Ur so right! Diffy-Q has its uses, but analog was too advanced for us to grok so we had to settle for it. Newton 'discovered' gravity, and calculus, then found out how useful calc was!
Non-linear? Hella faster! Nature went with analog long ago. No analog, no music!
Isn't that what FPGAs are for?
Are FPGAs particularly suited to solving PDEs? I just did a search and there seem to be some papers discussing implementing various PDE solving algorithms on FPGAs, but I'm not sure if it's a task uniquely suited to them.
Probably not especially. But aren't they basically wires burnt in circuit, made programmable via (UV?) light.
They're still digital (a wire is either 0 or 1), which isn’t more useful for this than a regular CPU.

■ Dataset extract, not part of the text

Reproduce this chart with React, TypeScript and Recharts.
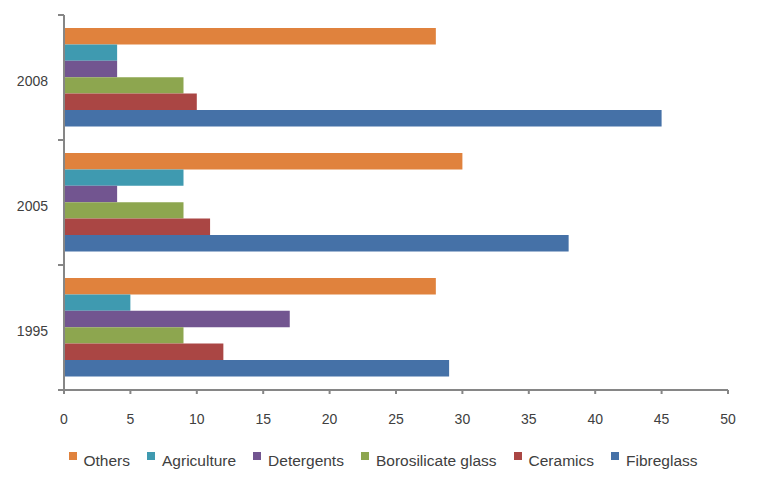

What they do excel in is doing stuff in parallel, because there is no linear list of instructions, everything can happen at the same time (unless you specifically block something until a certain signal is sent).
Maybe you're thinking of EPROMs? I can't think of anything else that you'd need UV light for. Even then the UV was used to erase them, not write.
Modern FPGAs don't use UV light, but maybe earlier ones did? As you say, EEPROMs used UV for erasing before writing again.
...now i'm getting confused. Those chips with the round window in the center, what were they again?
No. Modern FPGAs do not use any UV light or have any windows. For storage they use flash memory (same as what's used in MicroSD cards, USB sticks and SSDs). Some (most?) require you to provide this yourself externally.
Old EPROM (not EEPROM) storage had windows and needed UV to erase, but that's decades old. I'm not sure if FPGA was common nomenclature back then (PAL/GAL/CPLD were probably the market).
Tbf, the pinball machine is not really the same as an analog computer, it uses relays in the same way that a modern computer uses a transistor. There is no continuously variable part, just lots of on/offs.